Hakkasan in Mayfair is another restaurant whose first incarnation was originally devised by the creative Alan Yau. What is particularly impressive about Hakkasan is the striking consistency of the cooking despite its vast scale and huge popularity. Even with literally many hundreds of covers a night, dish after dish is impeccable. The dim sum here is top notch, and on this visit we had a particularly good fried prawn with chilli dish, as well as delicate young gai lan with garlic. I have written before about the super-slick service here, which appears effortless despite the bustle all around as tables are turned. So often when a restaurant expands its branches they struggle to maintain standards, but Hakkasan somehow pulls it off without a hitch.

Frenchie is a restaurant in Paris run by Gregory Marchand, who picked up the “Frenchie” nickname when working at Fifteen in London.

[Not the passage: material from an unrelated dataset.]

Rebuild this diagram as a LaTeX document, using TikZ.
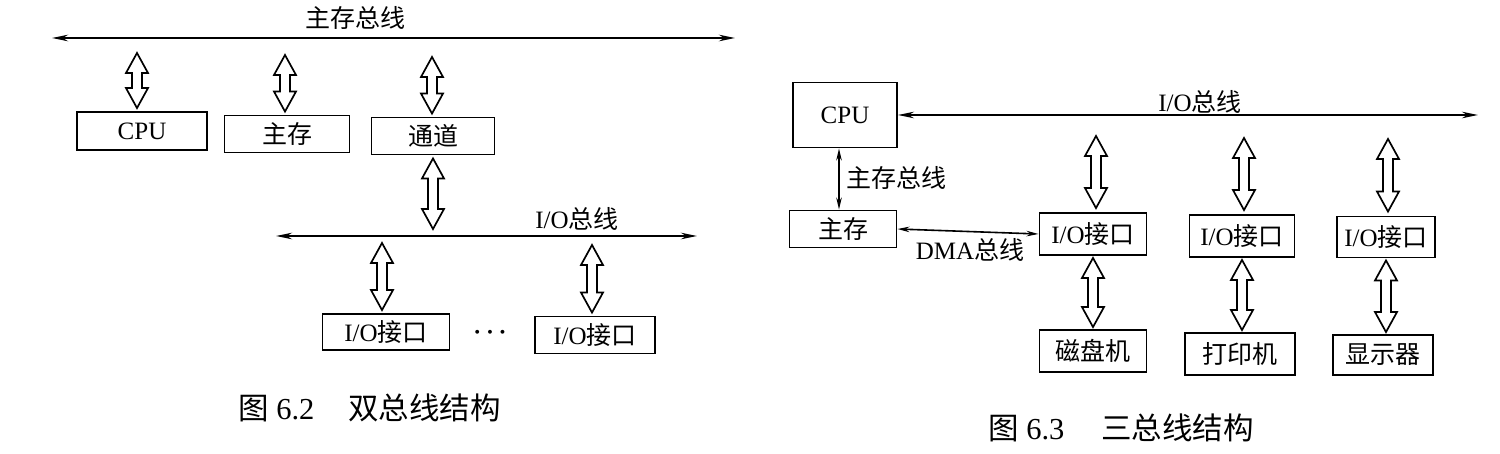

He has now opened this sister restaurant in Covent Garden on the old Porters site. The room is smart, the menu quite interesting. There are no luxury ingredients, but quite clever use of garnishes to enliven what they have. I particularly liked a cauliflower dish with quinoa and spices. A whiting and button mushroom main course was less interesting, though a rhubarb cheesecake was pleasant. Prices reflect the high rents in the area, and the wine list is not priced kindly, so the key for this restaurant will be whether the punters are comfortable paying this level of price for food using mostly cheap ingredients. There is some care in the cooking here lacking in many recent London openings, and I hope it does well.  

L’Amorosa is a neighbourhood Italian restaurant near Ravenscourt Park run by Andy Needham, who for many years was the head chef of Michelin-starred Zafferano. Andy cooks in much the same way here as he did in Belgravia, using many of the same suppliers, though with a simpler menu and charging much lower prices. Pasta has always been his strength, and the crab linguine with a hint of chilli, an old Zafferano classic, was genuinely top class. Service here is friendly and the prices modest. It has become one of my regular haunts.

I also had a return visit to Villa Geggiano, the other good Italian restaurant in the Chiswick area. On this visit a tagliatelle with black truffles was very good indeed, having excellent, buttery pasta. A tuna tartare was pleasant too, though passion fruit cheesecake needed a lot more fruit. The food here is less consistent than at l’Amorosa, but it is a very pleasant spot; one minor quibble is that in the evening you will need a torch to read the menu unless you happen to be a cat or bird of prey. I have no idea why so many restaurants insist on lighting their dining rooms as if they are dungeons, but there we have it.